В Центре Вознесенского открылся мультимедийный проект «Поэт и Леди», рассказывающий о малоизвестном сюжете — дружбе кумира шестидесятых и Жаклин Кеннеди-Онассис, страстной поклонницы русской литературы.
Икона стиля в безупречно сидящем костюме от Chanel, вдова трагически погибшего Джона Кеннеди, затем жена миллиардера Онассиса, а по выражению Нормана Мейлера, «живой символ греческой драмы». Как будто тени Эсхила и Софокла однажды сговорились: «А пусть она выйдет замуж за грека, который будет хоть немного похож на наших могучих кровавых царей». Принцесса по духу: талантливая художница, раздаривавшая картины друзьям и близким. Литератор, сочинительница красивого мифа о современном Камелоте — клане Кеннеди как оплоте благородных людей, — сама она предпочитала оставаться в тени.
Таким же принцем «как будто из другой стаи, другой крови, другой породы» был и непредсказуемый, как его рифмы, Андрей Вознесенский. В книге «Поэт и Леди» (это издание куратор и автор идеи выставки, писатель и театральный критик Сергей Николаевич скоро презентует на «Нон-фикшн-2019») приводится характерный эпизод. Возмущенный рассказ Зои Богуславской, жены Вознесенского, как однажды Андрея ждали в Москве на каком-то важном концерте, а он прислал ей телеграмму из Ялты: «Милая, извини, прилететь не могу. Цветет миндаль». Ну не ответ ли принца?
Ментальная близость двух легендарных людей, позволившая превратить светское знакомство в искреннюю многолетнюю дружбу, — такова центральная идея выставки, открывшейся в Центре Вознесенского.

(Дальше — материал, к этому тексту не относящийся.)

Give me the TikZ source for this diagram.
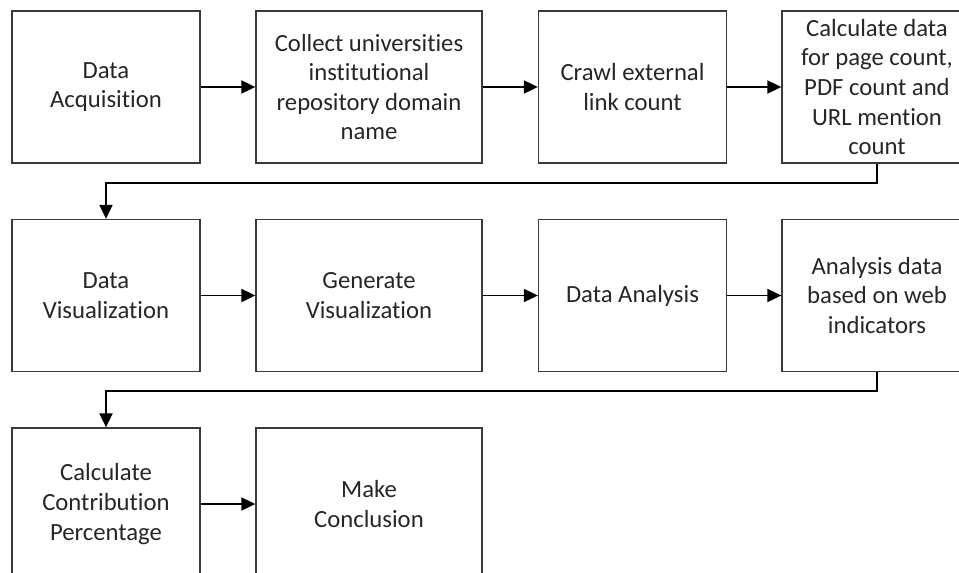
\documentclass[tikz,border=0pt]{standalone}
\usepackage{fontspec}
\setmainfont{Carlito}[Ligatures=NoCommon]
\usetikzlibrary{arrows.meta}
\definecolor{txt}{HTML}{262626}
\definecolor{edge}{HTML}{3A3A3A}
\begin{document}
\begin{tikzpicture}[x=1pt,y=1pt,
  stepbox/.style={draw=edge,line width=1.3pt,rectangle,inner sep=0pt,align=center,
    minimum height=152pt,text=txt,font=\fontsize{24.7}{29.6}\selectfont},
  narrow/.style={stepbox,minimum width=188pt},
  wide/.style={stepbox,minimum width=226pt},
  conn/.style={line width=1.9pt,black,-{Triangle[length=14pt,width=13pt]}}]
\clip (0,0) rectangle (959,-573);
\fill[white] (0,0) rectangle (959,-573);
% row 1
\node[narrow] (b1) at (106,-87) {Data\\Acquisition};
\node[wide] (b2) at (369,-87) {Collect universities\\institutional\\repository domain\\name};
\node[narrow] (b3) at (632.5,-87) {Crawl external\\link count};
\node[stepbox,minimum width=190pt] (b4) at (877,-87) {Calculate data\\for page count,\\PDF count and\\URL mention\\count};
% row 2
\node[narrow] (b5) at (106,-295.5) {Data\\Visualization};
\node[wide] (b6) at (369,-295.5) {Generate\\Visualization};
\node[narrow] (b7) at (632.5,-295.5) {Data Analysis};
\node[stepbox,minimum width=190pt] (b8) at (877,-295.5) {Analysis data\\based on web\\indicators};
% row 3
\node[narrow] (b9) at (106,-504) {Calculate\\Contribution\\Percentage};
\node[wide] (b10) at (369,-504) {Make\\Conclusion};
% connectors
\draw[conn] (b1) -- (b2);
\draw[conn] (b2) -- (b3);
\draw[conn] (b3) -- (b4);
\draw[conn] (b5) -- (b6);
\draw[conn] (b6) -- (b7);
\draw[conn] (b7) -- (b8);
\draw[conn] (b9) -- (b10);
\draw[conn] (b4.south) -- ++(0,-19) -| (b5.north);
\draw[conn] (b8.south) -- ++(0,-19) -| (b9.north);
\end{tikzpicture}
\end{document}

История их знакомства нашла ироническое отражение в поэме Вознесенского «Ямбы и блямбы»: «Она, как биржевой меняла, / меняла фишки на сантим / и в результате наполняла / стихи сиянием своим. / Кто был я им? Опальный тимуровец, / я был заклинен тогда на Жаклин. / И что говорила мне женщина, жмурясь, / казалось, я понимал один. / Однажды ее на каком-то сборище / спросил я, чтоб показаться умней: / - Как вам наш Хрущев? / - Хрущев — чудовище. / Мы сразу же подружились с ней».
Куда более серьезно Вознесенский написал о своем друге в очерке Art: «Жаклин, уже не Кеннеди, а Онассис, была для меня одной из самых дорогих и необходимых мне фигур западной культуры. Россия была ее страстью... Во время распада нашей страны сказала мне: «Россию растащат, как свою добычу, соседние хищные птицы». Я еще тогда не понимал этого, но она, иностранка, чувствовала».
В центре экспозиции — инсталляция знаменитой квартиры на Пятой авеню. Возле окна в гостиной — композиция «Бабочка Набокова» из бумаги, стекла и золота. Архитектор по образованию, всю вторую половину жизни Вознесенский увлекался созданием таких коллажей из стихов, рисунков и фото, для которых сам же придумал жанровое обозначение — «видеома». Влюбленная в русскую литературу леди попросила подарить ей эту работу.
— Бабочка годами висела в гостиной Жаклин, — рассказывает Сергей Николаевич. — Потом Андрей Андреевич попросил дать ее на выставку в Париж, затем она еще куда-то с ним путешествовала, а когда поэт наконец собрался подарок вернуть, Жаклин умерла.
Эта красивая история тоже вошла в миф первой леди и Вознесенского, в котором много элегантной атмосферности, но мало достоверных фактов. Кто знает, может быть, именно с русским поэтом она была откровеннее, чем со своими соотечественниками... Мы привыкли говорить о ней как о легенде, законодательнице мод, но почти совсем не знаем, что она была человеком литературы, влюбленным в книгу. Последние лет 20 своей жизни и проработала редактором различных издательств, выпустив более сотни изданий. И большое место в этой ее деятельности оказалось отдано книгам о русских и русской культуре.